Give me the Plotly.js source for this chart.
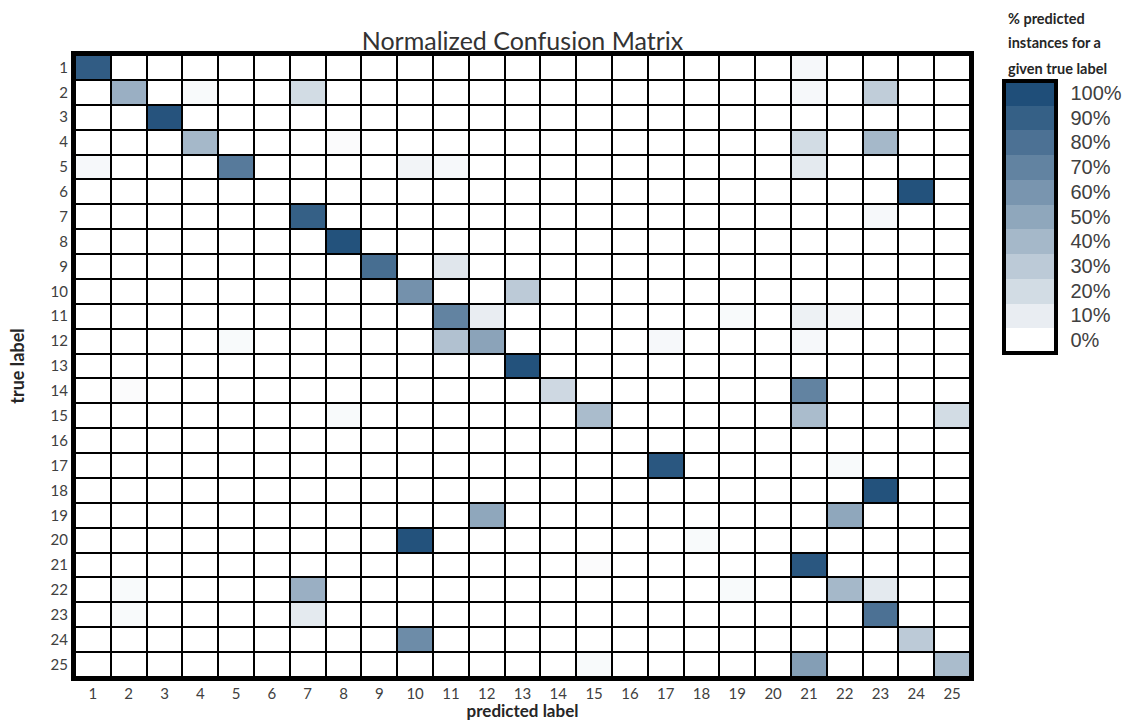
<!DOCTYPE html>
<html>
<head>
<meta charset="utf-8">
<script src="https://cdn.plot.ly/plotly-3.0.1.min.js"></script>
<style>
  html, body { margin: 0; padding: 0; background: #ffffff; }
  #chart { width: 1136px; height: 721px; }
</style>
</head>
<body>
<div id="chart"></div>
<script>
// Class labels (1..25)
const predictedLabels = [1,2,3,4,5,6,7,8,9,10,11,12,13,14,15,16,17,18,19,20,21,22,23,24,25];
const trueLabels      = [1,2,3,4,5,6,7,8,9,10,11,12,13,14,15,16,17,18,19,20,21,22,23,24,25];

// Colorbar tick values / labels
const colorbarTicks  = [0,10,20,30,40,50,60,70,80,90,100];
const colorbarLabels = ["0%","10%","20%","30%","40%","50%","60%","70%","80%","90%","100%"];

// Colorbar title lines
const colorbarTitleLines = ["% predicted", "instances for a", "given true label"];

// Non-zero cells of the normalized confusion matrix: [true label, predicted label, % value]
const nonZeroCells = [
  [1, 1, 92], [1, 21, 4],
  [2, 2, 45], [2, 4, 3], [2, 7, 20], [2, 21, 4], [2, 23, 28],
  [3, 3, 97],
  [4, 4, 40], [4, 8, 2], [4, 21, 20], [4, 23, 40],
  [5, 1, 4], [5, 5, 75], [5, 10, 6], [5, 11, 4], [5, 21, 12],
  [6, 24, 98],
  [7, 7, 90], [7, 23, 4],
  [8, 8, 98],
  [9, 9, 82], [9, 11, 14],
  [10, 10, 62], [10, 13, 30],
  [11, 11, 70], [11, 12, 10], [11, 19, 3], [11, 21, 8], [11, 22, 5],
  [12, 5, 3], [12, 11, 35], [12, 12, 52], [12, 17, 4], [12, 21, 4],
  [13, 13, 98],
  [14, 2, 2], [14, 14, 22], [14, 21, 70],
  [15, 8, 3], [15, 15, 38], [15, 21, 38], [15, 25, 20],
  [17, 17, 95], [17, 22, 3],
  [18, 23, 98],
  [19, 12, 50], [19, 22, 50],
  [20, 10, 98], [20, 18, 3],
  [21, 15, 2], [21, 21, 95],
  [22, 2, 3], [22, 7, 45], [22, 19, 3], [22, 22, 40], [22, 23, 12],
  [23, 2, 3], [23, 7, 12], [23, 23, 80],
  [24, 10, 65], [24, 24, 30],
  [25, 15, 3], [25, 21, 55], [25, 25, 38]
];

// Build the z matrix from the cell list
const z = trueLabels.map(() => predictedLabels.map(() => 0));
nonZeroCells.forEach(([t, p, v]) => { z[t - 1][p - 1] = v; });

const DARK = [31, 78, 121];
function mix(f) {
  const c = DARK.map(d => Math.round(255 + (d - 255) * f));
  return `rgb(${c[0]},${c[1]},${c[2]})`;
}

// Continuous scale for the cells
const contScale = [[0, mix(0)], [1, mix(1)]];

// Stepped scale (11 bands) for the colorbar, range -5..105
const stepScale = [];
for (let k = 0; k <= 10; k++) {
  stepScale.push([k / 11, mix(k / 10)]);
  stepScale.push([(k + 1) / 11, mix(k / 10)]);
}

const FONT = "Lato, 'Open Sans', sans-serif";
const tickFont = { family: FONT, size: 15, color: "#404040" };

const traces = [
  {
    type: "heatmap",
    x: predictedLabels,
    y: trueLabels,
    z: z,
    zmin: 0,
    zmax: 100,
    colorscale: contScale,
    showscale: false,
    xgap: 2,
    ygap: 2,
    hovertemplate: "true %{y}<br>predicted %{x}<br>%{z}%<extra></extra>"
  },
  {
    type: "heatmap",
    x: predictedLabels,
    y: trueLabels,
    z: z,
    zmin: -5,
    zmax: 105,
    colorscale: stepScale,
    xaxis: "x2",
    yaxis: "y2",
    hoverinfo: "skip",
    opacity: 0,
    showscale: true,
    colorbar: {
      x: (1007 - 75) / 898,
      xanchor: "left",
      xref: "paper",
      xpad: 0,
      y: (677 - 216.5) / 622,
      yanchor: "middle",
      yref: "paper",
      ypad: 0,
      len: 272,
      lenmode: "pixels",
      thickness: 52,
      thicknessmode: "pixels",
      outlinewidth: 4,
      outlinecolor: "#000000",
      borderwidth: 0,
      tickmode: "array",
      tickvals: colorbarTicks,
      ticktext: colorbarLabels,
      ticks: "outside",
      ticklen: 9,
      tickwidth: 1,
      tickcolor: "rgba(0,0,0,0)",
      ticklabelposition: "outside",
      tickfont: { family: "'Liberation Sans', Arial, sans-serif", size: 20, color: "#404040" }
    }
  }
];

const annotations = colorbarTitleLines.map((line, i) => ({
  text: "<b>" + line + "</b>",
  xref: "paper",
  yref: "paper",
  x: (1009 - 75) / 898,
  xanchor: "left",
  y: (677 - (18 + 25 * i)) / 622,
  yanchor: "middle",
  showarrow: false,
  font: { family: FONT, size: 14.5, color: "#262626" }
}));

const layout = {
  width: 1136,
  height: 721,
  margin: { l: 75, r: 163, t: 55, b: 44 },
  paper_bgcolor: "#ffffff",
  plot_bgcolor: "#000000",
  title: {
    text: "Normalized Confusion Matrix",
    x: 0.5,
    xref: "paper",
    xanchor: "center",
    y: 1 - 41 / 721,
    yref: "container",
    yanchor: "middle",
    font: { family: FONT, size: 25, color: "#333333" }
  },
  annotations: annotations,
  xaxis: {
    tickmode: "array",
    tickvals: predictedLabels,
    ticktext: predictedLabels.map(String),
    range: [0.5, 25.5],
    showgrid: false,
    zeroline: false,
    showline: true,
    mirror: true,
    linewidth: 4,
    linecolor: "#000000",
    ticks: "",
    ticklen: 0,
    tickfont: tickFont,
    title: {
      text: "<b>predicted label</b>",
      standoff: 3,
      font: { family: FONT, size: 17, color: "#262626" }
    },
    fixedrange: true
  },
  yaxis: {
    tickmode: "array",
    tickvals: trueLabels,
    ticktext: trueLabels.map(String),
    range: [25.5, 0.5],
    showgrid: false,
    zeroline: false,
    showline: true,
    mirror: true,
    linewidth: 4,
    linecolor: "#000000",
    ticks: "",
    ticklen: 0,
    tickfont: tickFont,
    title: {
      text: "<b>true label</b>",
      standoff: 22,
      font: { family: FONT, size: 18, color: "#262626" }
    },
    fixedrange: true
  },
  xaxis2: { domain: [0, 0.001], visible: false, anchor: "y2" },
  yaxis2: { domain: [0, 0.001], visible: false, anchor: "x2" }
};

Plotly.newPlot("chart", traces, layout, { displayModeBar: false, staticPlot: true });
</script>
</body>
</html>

### WHAT THE TASK REQUIRES
Report the number of lines holding the string "chart", without any other words.

### FULL RESPONSE
4